Records for this exercise:
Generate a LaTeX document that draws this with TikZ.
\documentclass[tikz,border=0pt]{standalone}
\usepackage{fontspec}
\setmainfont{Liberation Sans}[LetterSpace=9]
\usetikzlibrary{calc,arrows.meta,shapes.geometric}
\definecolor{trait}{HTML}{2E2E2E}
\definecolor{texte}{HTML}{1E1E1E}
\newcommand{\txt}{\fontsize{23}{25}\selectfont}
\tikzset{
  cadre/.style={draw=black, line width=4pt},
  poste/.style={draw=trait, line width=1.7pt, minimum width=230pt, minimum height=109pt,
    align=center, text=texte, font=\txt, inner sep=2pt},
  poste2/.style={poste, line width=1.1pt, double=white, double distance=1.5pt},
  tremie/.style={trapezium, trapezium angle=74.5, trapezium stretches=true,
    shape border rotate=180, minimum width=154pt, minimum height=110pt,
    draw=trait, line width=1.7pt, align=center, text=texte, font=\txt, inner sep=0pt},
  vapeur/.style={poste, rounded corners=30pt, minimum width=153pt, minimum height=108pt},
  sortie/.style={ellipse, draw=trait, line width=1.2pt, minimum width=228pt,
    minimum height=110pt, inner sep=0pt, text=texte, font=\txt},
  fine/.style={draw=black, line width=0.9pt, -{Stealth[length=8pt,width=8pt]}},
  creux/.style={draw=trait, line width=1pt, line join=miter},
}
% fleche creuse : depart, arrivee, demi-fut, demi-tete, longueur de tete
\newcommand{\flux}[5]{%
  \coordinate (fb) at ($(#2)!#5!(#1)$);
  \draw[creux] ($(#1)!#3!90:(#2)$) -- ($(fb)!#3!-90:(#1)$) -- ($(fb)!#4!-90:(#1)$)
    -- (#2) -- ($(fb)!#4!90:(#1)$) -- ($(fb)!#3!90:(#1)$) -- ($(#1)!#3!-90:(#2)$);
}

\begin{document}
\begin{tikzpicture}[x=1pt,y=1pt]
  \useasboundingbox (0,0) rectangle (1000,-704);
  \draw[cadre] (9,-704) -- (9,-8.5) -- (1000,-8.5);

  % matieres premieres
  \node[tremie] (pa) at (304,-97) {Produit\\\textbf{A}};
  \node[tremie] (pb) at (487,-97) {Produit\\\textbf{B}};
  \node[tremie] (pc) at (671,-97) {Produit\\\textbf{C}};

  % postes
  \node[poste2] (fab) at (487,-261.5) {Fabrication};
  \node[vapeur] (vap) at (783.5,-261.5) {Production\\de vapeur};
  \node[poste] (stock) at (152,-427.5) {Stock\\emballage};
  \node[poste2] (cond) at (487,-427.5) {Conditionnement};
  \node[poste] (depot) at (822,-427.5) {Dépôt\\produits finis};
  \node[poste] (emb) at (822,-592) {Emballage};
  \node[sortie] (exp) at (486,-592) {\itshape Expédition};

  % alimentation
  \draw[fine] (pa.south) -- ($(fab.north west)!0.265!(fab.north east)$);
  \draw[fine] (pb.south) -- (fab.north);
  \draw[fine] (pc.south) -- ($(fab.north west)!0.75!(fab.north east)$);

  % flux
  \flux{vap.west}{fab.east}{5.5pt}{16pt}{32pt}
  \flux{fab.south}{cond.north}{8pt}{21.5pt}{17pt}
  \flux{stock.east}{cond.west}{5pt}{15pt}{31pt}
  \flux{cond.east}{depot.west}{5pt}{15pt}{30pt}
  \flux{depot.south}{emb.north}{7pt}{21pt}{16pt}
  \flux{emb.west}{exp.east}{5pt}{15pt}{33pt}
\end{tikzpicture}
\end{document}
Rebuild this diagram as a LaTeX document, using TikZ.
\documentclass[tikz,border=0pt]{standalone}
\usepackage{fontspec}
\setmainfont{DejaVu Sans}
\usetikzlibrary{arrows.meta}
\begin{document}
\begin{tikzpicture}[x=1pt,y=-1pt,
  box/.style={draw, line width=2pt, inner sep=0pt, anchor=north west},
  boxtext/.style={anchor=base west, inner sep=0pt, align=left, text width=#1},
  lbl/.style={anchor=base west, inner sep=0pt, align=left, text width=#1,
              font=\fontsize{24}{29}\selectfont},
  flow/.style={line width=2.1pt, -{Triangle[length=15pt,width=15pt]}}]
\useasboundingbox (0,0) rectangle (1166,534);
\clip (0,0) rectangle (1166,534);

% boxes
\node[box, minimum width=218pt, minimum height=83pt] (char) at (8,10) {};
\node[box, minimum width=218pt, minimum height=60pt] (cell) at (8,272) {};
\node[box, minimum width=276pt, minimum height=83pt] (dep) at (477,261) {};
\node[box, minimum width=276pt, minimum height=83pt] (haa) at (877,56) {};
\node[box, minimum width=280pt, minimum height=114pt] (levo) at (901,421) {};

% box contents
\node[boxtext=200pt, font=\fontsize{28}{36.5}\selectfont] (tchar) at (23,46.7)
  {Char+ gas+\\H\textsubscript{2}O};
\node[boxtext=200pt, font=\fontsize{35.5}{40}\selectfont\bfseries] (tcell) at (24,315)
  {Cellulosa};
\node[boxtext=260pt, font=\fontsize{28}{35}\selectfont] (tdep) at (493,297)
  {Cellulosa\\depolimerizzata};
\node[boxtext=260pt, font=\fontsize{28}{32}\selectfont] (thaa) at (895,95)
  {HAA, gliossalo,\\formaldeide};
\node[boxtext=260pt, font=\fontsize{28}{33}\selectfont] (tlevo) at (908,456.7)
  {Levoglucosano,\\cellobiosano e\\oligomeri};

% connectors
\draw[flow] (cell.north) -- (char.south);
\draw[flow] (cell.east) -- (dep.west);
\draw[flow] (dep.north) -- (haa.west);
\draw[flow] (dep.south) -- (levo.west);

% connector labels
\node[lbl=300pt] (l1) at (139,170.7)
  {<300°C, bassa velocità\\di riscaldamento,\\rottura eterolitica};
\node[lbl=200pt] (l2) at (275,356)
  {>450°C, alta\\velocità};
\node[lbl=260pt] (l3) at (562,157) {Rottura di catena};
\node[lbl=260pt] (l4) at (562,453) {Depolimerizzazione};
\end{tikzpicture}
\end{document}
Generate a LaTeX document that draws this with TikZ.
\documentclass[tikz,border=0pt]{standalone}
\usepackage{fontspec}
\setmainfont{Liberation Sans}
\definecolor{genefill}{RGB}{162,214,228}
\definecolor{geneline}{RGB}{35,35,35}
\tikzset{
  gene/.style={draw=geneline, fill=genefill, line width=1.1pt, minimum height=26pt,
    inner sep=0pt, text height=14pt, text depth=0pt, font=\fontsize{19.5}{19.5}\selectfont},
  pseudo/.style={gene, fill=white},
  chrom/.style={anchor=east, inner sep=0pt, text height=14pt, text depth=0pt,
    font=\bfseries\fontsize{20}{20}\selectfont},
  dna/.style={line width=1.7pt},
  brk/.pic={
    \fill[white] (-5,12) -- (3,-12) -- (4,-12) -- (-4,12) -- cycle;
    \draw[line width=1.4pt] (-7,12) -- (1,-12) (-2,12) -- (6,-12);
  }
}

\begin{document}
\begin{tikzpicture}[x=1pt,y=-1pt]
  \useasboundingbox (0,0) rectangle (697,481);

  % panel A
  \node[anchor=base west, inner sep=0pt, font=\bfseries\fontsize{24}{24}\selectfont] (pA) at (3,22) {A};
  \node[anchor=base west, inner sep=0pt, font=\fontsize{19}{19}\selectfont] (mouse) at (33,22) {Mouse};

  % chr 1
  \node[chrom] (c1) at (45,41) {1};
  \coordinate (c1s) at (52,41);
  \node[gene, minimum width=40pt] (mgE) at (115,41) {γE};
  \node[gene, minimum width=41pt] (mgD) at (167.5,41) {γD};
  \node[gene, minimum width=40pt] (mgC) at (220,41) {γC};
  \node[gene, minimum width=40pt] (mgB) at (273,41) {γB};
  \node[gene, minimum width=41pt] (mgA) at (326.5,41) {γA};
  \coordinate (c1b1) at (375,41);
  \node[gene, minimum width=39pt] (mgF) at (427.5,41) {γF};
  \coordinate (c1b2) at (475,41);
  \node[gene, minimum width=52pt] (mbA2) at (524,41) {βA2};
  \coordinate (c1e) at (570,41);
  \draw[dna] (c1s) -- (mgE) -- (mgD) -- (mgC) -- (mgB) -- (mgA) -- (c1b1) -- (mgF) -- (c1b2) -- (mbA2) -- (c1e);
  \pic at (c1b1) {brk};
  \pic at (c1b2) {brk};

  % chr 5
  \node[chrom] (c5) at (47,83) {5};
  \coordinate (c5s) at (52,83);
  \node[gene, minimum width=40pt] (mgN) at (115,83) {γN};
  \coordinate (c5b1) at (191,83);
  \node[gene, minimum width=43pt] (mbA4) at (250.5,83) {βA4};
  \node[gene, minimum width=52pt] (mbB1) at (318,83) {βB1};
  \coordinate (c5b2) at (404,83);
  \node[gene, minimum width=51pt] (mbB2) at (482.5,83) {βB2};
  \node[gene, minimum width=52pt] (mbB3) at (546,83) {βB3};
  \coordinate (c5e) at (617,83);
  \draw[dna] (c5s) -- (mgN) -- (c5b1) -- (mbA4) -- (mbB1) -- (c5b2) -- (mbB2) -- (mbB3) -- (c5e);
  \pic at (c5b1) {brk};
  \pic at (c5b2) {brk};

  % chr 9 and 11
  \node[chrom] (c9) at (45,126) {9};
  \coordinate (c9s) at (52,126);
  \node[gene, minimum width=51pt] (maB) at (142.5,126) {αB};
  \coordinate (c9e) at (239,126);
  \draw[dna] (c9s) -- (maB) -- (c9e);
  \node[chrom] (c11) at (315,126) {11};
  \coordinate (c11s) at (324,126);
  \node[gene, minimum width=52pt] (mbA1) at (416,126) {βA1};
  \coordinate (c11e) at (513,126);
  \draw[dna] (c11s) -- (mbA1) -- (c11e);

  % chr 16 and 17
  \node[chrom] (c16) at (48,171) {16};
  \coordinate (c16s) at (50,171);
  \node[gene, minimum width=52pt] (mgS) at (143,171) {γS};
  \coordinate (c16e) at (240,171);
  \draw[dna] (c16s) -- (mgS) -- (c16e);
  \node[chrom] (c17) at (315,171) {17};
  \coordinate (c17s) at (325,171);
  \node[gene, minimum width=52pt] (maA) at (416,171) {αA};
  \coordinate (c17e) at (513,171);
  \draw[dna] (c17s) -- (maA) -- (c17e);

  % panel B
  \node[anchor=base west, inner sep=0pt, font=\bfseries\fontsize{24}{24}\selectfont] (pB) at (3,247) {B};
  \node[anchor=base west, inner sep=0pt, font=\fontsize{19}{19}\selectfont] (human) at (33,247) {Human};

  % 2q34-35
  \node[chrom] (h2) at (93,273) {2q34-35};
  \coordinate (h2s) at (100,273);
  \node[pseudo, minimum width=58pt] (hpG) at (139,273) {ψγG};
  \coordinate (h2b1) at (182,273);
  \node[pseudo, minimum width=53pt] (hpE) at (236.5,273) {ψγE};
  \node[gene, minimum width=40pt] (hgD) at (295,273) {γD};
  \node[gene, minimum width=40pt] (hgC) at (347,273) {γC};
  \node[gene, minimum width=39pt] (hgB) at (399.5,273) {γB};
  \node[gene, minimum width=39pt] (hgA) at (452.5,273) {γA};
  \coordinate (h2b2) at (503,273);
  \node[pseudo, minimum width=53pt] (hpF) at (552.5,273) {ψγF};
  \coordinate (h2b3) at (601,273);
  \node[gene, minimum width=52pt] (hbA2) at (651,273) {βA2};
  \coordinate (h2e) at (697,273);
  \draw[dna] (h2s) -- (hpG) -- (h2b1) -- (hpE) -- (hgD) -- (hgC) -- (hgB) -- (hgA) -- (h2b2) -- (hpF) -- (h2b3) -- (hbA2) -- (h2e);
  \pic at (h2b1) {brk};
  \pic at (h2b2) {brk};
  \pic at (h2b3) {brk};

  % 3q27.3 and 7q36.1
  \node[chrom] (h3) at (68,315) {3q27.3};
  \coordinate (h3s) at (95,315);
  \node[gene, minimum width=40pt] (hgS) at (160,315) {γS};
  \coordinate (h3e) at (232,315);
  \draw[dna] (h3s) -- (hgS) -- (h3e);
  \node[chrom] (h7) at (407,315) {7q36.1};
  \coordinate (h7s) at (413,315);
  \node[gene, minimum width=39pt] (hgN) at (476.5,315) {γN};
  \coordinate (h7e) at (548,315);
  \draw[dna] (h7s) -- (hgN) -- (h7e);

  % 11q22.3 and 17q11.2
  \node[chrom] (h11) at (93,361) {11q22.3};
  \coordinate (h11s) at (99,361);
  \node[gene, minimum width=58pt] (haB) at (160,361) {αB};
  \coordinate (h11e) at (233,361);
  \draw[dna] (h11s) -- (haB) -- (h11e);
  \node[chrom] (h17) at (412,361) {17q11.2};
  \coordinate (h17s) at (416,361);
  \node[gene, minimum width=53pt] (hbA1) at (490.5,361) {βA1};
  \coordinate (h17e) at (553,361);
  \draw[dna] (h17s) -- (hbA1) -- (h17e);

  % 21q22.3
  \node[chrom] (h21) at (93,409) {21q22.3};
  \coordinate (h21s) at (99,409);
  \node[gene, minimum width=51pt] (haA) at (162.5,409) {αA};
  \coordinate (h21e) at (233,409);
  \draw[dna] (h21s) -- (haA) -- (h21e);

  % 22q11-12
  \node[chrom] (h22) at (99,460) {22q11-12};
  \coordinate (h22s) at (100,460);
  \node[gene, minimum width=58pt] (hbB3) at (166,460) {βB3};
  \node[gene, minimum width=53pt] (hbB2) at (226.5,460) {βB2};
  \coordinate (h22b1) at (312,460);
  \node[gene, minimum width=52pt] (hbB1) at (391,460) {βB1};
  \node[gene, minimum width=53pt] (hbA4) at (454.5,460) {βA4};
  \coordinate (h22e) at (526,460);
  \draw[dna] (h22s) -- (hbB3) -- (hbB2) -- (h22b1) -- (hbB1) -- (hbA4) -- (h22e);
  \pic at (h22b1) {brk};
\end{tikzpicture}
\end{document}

Written problem:
Reproduce the lines exactly, from the line that contains "Rebuild this diagram" through the line that contains "(dep.south) -- (levo.west);", and nothing more.

Answer to this task:
Rebuild this diagram as a LaTeX document, using TikZ.
\documentclass[tikz,border=0pt]{standalone}
\usepackage{fontspec}
\setmainfont{DejaVu Sans}
\usetikzlibrary{arrows.meta}
\begin{document}
\begin{tikzpicture}[x=1pt,y=-1pt,
  box/.style={draw, line width=2pt, inner sep=0pt, anchor=north west},
  boxtext/.style={anchor=base west, inner sep=0pt, align=left, text width=#1},
  lbl/.style={anchor=base west, inner sep=0pt, align=left, text width=#1,
              font=\fontsize{24}{29}\selectfont},
  flow/.style={line width=2.1pt, -{Triangle[length=15pt,width=15pt]}}]
\useasboundingbox (0,0) rectangle (1166,534);
\clip (0,0) rectangle (1166,534);

% boxes
\node[box, minimum width=218pt, minimum height=83pt] (char) at (8,10) {};
\node[box, minimum width=218pt, minimum height=60pt] (cell) at (8,272) {};
\node[box, minimum width=276pt, minimum height=83pt] (dep) at (477,261) {};
\node[box, minimum width=276pt, minimum height=83pt] (haa) at (877,56) {};
\node[box, minimum width=280pt, minimum height=114pt] (levo) at (901,421) {};

% box contents
\node[boxtext=200pt, font=\fontsize{28}{36.5}\selectfont] (tchar) at (23,46.7)
  {Char+ gas+\\H\textsubscript{2}O};
\node[boxtext=200pt, font=\fontsize{35.5}{40}\selectfont\bfseries] (tcell) at (24,315)
  {Cellulosa};
\node[boxtext=260pt, font=\fontsize{28}{35}\selectfont] (tdep) at (493,297)
  {Cellulosa\\depolimerizzata};
\node[boxtext=260pt, font=\fontsize{28}{32}\selectfont] (thaa) at (895,95)
  {HAA, gliossalo,\\formaldeide};
\node[boxtext=260pt, font=\fontsize{28}{33}\selectfont] (tlevo) at (908,456.7)
  {Levoglucosano,\\cellobiosano e\\oligomeri};

% connectors
\draw[flow] (cell.north) -- (char.south);
\draw[flow] (cell.east) -- (dep.west);
\draw[flow] (dep.north) -- (haa.west);
\draw[flow] (dep.south) -- (levo.west);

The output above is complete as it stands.